▶ [Supplied material]:
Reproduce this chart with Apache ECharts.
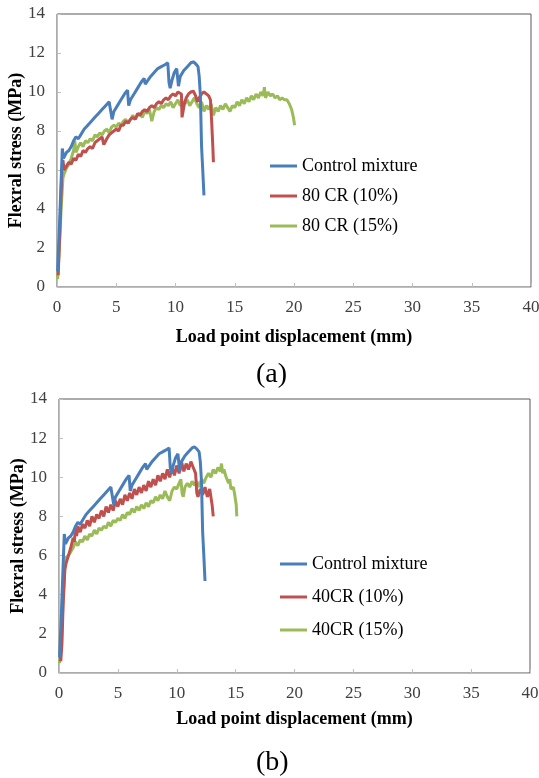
<!DOCTYPE html>
<html>
<head>
<meta charset="utf-8">
<script src="https://cdn.jsdelivr.net/npm/echarts@6.0.0/dist/echarts.min.js"></script>
<style>
  html, body { margin: 0; padding: 0; background: #fff; }
  #chart { width: 539px; height: 778px; }
</style>
</head>
<body>
<div id="chart"></div>
<script>
// displacement (mm), stress (MPa)
const namesA = ['Control mixture', '80 CR (10%)', '80 CR (15%)']
const namesB = ['Control mixture', '40CR (10%)', '40CR (15%)']
const colors = ['#4a7ebb', '#c0504d', '#9bbb59']

const control = [
  [0.05, 0.8], [0.2, 3.0], [0.35, 5.5], [0.45, 7.1], [0.55, 6.6], [0.65, 6.5], [0.8, 6.9], [1.0, 7.0],
  [1.2, 7.2], [1.4, 7.5], [1.6, 7.7], [1.8, 7.6], [2.0, 7.8], [2.3, 8.1], [2.6, 8.3], [2.9, 8.5],
  [3.2, 8.7], [3.5, 8.9], [3.8, 9.1], [4.1, 9.3], [4.4, 9.5], [4.55, 9.6], [4.65, 8.6], [4.8, 9.0],
  [5.1, 9.3], [5.4, 9.6], [5.7, 9.9], [5.95, 10.1], [6.05, 9.3], [6.2, 9.6], [6.5, 9.9], [6.8, 10.2],
  [7.1, 10.5], [7.35, 10.7], [7.45, 10.4], [7.6, 10.5], [7.9, 10.8], [8.2, 11.0], [8.5, 11.2],
  [8.8, 11.3], [9.1, 11.4], [9.35, 11.5], [9.45, 10.5], [9.55, 10.2], [9.7, 10.6], [9.9, 11.0],
  [10.1, 11.2], [10.25, 10.3], [10.4, 10.8], [10.7, 11.1], [11.0, 11.3], [11.3, 11.5], [11.5, 11.55],
  [11.7, 11.45], [11.9, 11.3], [12.0, 10.8], [12.1, 9.8], [12.15, 8.5], [12.2, 7.2], [12.3, 6.0], [12.4, 4.7]
]

const cr80p10 = [
  [0.1, 0.6], [0.25, 3.0], [0.4, 5.8], [0.5, 6.5], [0.6, 6.0], [0.8, 6.2], [1.0, 6.4], [1.2, 6.3],
  [1.4, 6.6], [1.6, 6.5], [1.8, 6.8], [2.0, 6.7], [2.2, 7.0], [2.4, 6.9], [2.6, 7.1], [2.8, 7.2],
  [3.0, 7.1], [3.2, 7.4], [3.4, 7.5], [3.6, 7.6], [3.8, 7.7], [3.95, 7.3], [4.05, 7.2], [4.2, 7.6],
  [4.4, 7.8], [4.6, 7.9], [4.8, 8.0], [5.0, 8.1], [5.2, 8.0], [5.4, 8.3], [5.6, 8.3], [5.8, 8.5],
  [6.0, 8.4], [6.2, 8.6], [6.4, 8.7], [6.6, 8.6], [6.8, 8.9], [7.0, 8.8], [7.2, 9.0], [7.4, 9.1],
  [7.6, 9.0], [7.8, 9.2], [8.0, 9.3], [8.2, 9.2], [8.4, 9.4], [8.6, 9.5], [8.8, 9.4], [9.0, 9.6],
  [9.2, 9.7], [9.4, 9.6], [9.6, 9.8], [9.8, 9.9], [10.0, 9.8], [10.2, 10.0], [10.35, 10.1], [10.5, 9.9],
  [10.55, 8.7], [10.65, 8.6], [10.75, 9.4], [10.9, 9.7], [11.1, 9.9], [11.3, 10.0], [11.5, 10.05],
  [11.7, 9.8], [11.85, 9.5], [12.0, 9.7], [12.2, 9.9], [12.4, 10.0], [12.6, 9.9], [12.8, 9.8],
  [12.95, 9.6], [13.05, 8.5], [13.15, 7.2], [13.2, 6.4]
]

const cr80p15 = [
  [0.05, 0.4], [0.2, 2.0], [0.35, 4.0], [0.5, 5.6], [0.6, 5.8], [0.8, 6.1], [1.0, 6.3], [1.2, 6.6],
  [1.4, 7.0], [1.5, 7.5], [1.6, 6.9], [1.8, 7.2], [2.0, 7.4], [2.2, 7.2], [2.4, 7.5], [2.6, 7.4],
  [2.8, 7.6], [3.0, 7.5], [3.2, 7.8], [3.4, 7.7], [3.6, 7.9], [3.8, 7.8], [4.0, 8.0], [4.2, 8.1],
  [4.4, 7.9], [4.6, 8.2], [4.8, 8.3], [5.0, 8.2], [5.2, 8.4], [5.4, 8.3], [5.6, 8.5], [5.8, 8.6],
  [6.0, 8.4], [6.2, 8.6], [6.4, 8.8], [6.6, 8.6], [6.8, 8.8], [7.0, 8.9], [7.2, 8.7], [7.4, 9.0],
  [7.6, 8.9], [7.8, 9.1], [8.0, 8.5], [8.2, 9.0], [8.4, 9.2], [8.6, 9.1], [8.8, 9.3], [9.0, 9.2],
  [9.2, 9.4], [9.4, 9.3], [9.6, 9.5], [9.8, 9.2], [10.0, 9.4], [10.2, 9.6], [10.4, 9.3], [10.6, 9.5],
  [10.8, 9.4], [11.0, 9.6], [11.2, 9.3], [11.4, 9.5], [11.6, 9.7], [11.8, 9.4], [12.0, 9.2], [12.2, 9.5],
  [12.4, 9.0], [12.6, 9.3], [12.8, 9.1], [13.0, 9.4], [13.2, 8.8], [13.4, 9.2], [13.6, 9.0], [13.8, 9.3],
  [14.0, 9.1], [14.2, 9.4], [14.4, 9.2], [14.6, 9.0], [14.8, 9.3], [15.0, 9.2], [15.2, 9.5], [15.4, 9.3],
  [15.6, 9.6], [15.8, 9.4], [16.0, 9.7], [16.2, 9.5], [16.4, 9.8], [16.6, 9.6], [16.8, 9.9], [17.0, 9.7],
  [17.2, 10.0], [17.4, 9.8], [17.5, 10.25], [17.6, 9.7], [17.8, 10.0], [18.0, 9.8], [18.2, 9.9],
  [18.4, 9.7], [18.6, 9.8], [18.8, 9.6], [19.0, 9.7], [19.2, 9.6], [19.4, 9.6], [19.6, 9.4],
  [19.8, 9.1], [19.95, 8.7], [20.05, 8.3]
]

const cr40p10 = [
  [0.1, 1.2], [0.15, 0.6], [0.25, 1.5], [0.35, 3.5], [0.5, 5.3], [0.6, 5.6], [0.7, 5.5], [0.8, 6.0],
  [0.9, 5.9], [1.0, 6.4], [1.1, 6.3], [1.2, 6.9], [1.3, 6.7], [1.4, 7.4], [1.5, 7.0], [1.6, 7.5],
  [1.8, 7.2], [2.0, 7.6], [2.2, 7.4], [2.4, 7.8], [2.6, 7.5], [2.8, 8.0], [3.0, 7.7], [3.2, 8.1],
  [3.4, 7.9], [3.6, 8.3], [3.8, 8.0], [4.0, 8.5], [4.2, 8.2], [4.4, 8.6], [4.6, 8.3], [4.8, 8.8],
  [5.0, 8.5], [5.2, 8.9], [5.4, 8.6], [5.6, 9.1], [5.8, 8.8], [6.0, 9.2], [6.2, 8.9], [6.4, 9.4],
  [6.6, 9.1], [6.8, 9.5], [7.0, 9.2], [7.2, 9.6], [7.4, 9.3], [7.6, 9.8], [7.8, 9.5], [8.0, 9.9],
  [8.2, 9.6], [8.4, 10.1], [8.6, 9.8], [8.8, 10.2], [9.0, 9.9], [9.2, 10.4], [9.4, 10.0], [9.6, 10.5],
  [9.8, 10.1], [10.0, 10.6], [10.2, 10.2], [10.4, 10.8], [10.6, 10.3], [10.8, 10.7], [11.0, 10.4],
  [11.2, 10.8], [11.4, 10.5], [11.6, 10.2], [11.7, 9.2], [11.8, 9.0], [12.0, 9.4], [12.2, 9.1],
  [12.4, 9.5], [12.6, 9.0], [12.8, 9.4], [12.9, 9.0], [13.0, 8.6], [13.1, 8.0]
]

const cr40p15 = [
  [0.05, 0.5], [0.2, 1.5], [0.35, 3.8], [0.5, 5.5], [0.6, 5.9], [0.8, 6.0], [1.0, 6.2], [1.2, 6.4],
  [1.4, 6.7], [1.6, 6.5], [1.8, 6.8], [2.0, 6.7], [2.2, 7.0], [2.4, 6.8], [2.6, 7.1], [2.8, 7.0],
  [3.0, 7.3], [3.2, 7.1], [3.4, 7.4], [3.6, 7.3], [3.8, 7.5], [4.0, 7.4], [4.2, 7.7], [4.4, 7.5],
  [4.6, 7.8], [4.8, 7.7], [5.0, 7.9], [5.2, 7.8], [5.4, 8.1], [5.6, 7.9], [5.8, 8.2], [6.0, 8.1],
  [6.2, 8.4], [6.4, 8.2], [6.6, 8.5], [6.8, 8.3], [7.0, 8.6], [7.2, 8.4], [7.4, 8.7], [7.6, 8.5],
  [7.8, 8.8], [8.0, 8.7], [8.2, 9.0], [8.4, 8.8], [8.6, 9.1], [8.8, 8.9], [9.0, 9.3], [9.2, 9.0],
  [9.4, 8.8], [9.6, 9.3], [9.8, 9.5], [10.0, 9.4], [10.2, 9.7], [10.35, 9.9], [10.45, 9.2], [10.55, 9.0],
  [10.7, 9.5], [10.9, 9.7], [11.1, 9.5], [11.3, 9.8], [11.5, 9.6], [11.7, 9.8], [11.9, 9.5], [12.1, 9.9],
  [12.3, 9.7], [12.5, 10.0], [12.7, 10.2], [12.9, 10.0], [13.1, 10.4], [13.3, 10.2], [13.5, 10.5],
  [13.7, 10.3], [13.8, 10.7], [13.9, 10.2], [14.0, 10.4], [14.2, 10.0], [14.4, 9.7], [14.5, 9.9],
  [14.6, 9.4], [14.8, 9.5], [14.9, 9.2], [15.0, 9.3], [15.05, 8.6], [15.1, 8.0]
]

const xTitle = 'Load point displacement (mm)'
const yTitle = 'Flexral stress (MPa)'
const captions = ['(a)', '(b)']

const font = 'Liberation Serif'
const chart = echarts.init(document.getElementById('chart'))

const grids = [
  { left: 57, top: 14, width: 474, height: 273 },
  { left: 59, top: 399, width: 471, height: 274 }
]

const mkX = (i, gap) => ({
  type: 'value',
  gridIndex: i,
  min: 0,
  max: 40,
  interval: 5,
  name: xTitle,
  nameLocation: 'middle',
  nameGap: gap,
  nameMoveOverlap: false,
  nameTextStyle: { fontFamily: font, fontWeight: 'bold', fontSize: 18, color: '#000' },
  axisLine: { lineStyle: { color: '#bfbfbf' } },
  axisTick: { inside: true, length: 4, lineStyle: { color: '#bfbfbf' } },
  axisLabel: { fontFamily: font, fontSize: 17, color: '#404040', margin: 12 },
  splitLine: { show: false }
})

const mkY = (i) => ({
  type: 'value',
  gridIndex: i,
  min: 0,
  max: 14,
  interval: 2,
  name: yTitle,
  nameLocation: 'middle',
  nameGap: 32,
  nameMoveOverlap: false,
  nameTextStyle: { fontFamily: font, fontWeight: 'bold', fontSize: 18, color: '#000' },
  axisLine: { show: true, lineStyle: { color: '#bfbfbf' } },
  axisTick: { show: true, inside: true, length: 4, lineStyle: { color: '#bfbfbf' } },
  axisLabel: { fontFamily: font, fontSize: 17, color: '#404040', margin: 12 },
  splitLine: { show: false }
})

const mkSeries = (name, data, color, i) => ({
  name: name,
  type: 'line',
  data: data,
  xAxisIndex: i,
  yAxisIndex: i,
  showSymbol: false,
  symbol: 'none',
  color: color,
  lineStyle: { width: 3, color: color },
  animation: false
})

const legendStyle = { fontFamily: font, fontSize: 18, color: '#000', lineHeight: 20 }

const option = {
  backgroundColor: '#fff',
  animation: false,
  grid: grids.map(g => Object.assign({ show: true, borderColor: '#595959', borderWidth: 1, outerBoundsMode: 'none', containLabel: false }, g)),
  xAxis: [mkX(0, 41), mkX(1, 37)],
  yAxis: [mkY(0), mkY(1)],
  legend: [
    {
      data: namesA,
      orient: 'vertical',
      left: 270,
      top: 156,
      padding: 0,
      itemGap: 10,
      itemWidth: 27,
      itemHeight: 3,
      icon: 'rect',
      textStyle: legendStyle
    },
    {
      data: namesB,
      orient: 'vertical',
      left: 280,
      top: 554,
      padding: 0,
      itemGap: 13,
      itemWidth: 27,
      itemHeight: 3,
      icon: 'rect',
      textStyle: legendStyle
    }
  ],
  graphic: [
    { type: 'text', left: 256, top: 361, style: { text: captions[0], font: '28px "Liberation Serif"', fill: '#000' } },
    { type: 'text', left: 256, top: 749, style: { text: captions[1], font: '28px "Liberation Serif"', fill: '#000' } }
  ],
  series: [
    mkSeries(namesA[2], cr80p15, colors[2], 0),
    mkSeries(namesA[1], cr80p10, colors[1], 0),
    mkSeries(namesA[0], control, colors[0], 0),
    mkSeries(namesB[2], cr40p15, colors[2], 1),
    mkSeries(namesB[1], cr40p10, colors[1], 1),
    mkSeries(namesB[0], control, colors[0], 1)
  ]
}

chart.setOption(option)
</script>
</body>
</html>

▶ [Stated problem]: Begin at the first line of the material and copy each line exactly through the one containing "const colors = ['#4a7ebb', '#c0504d', '#9bbb59']". Omit pictures.

▶ [Written answer]:
Reproduce this chart with Apache ECharts.
<!DOCTYPE html>
<html>
<head>
<meta charset="utf-8">
<script src="https://cdn.jsdelivr.net/npm/echarts@6.0.0/dist/echarts.min.js"></script>
<style>
  html, body { margin: 0; padding: 0; background: #fff; }
  #chart { width: 539px; height: 778px; }
</style>
</head>
<body>
<div id="chart"></div>
<script>
// displacement (mm), stress (MPa)
const namesA = ['Control mixture', '80 CR (10%)', '80 CR (15%)']
const namesB = ['Control mixture', '40CR (10%)', '40CR (15%)']
const colors = ['#4a7ebb', '#c0504d', '#9bbb59']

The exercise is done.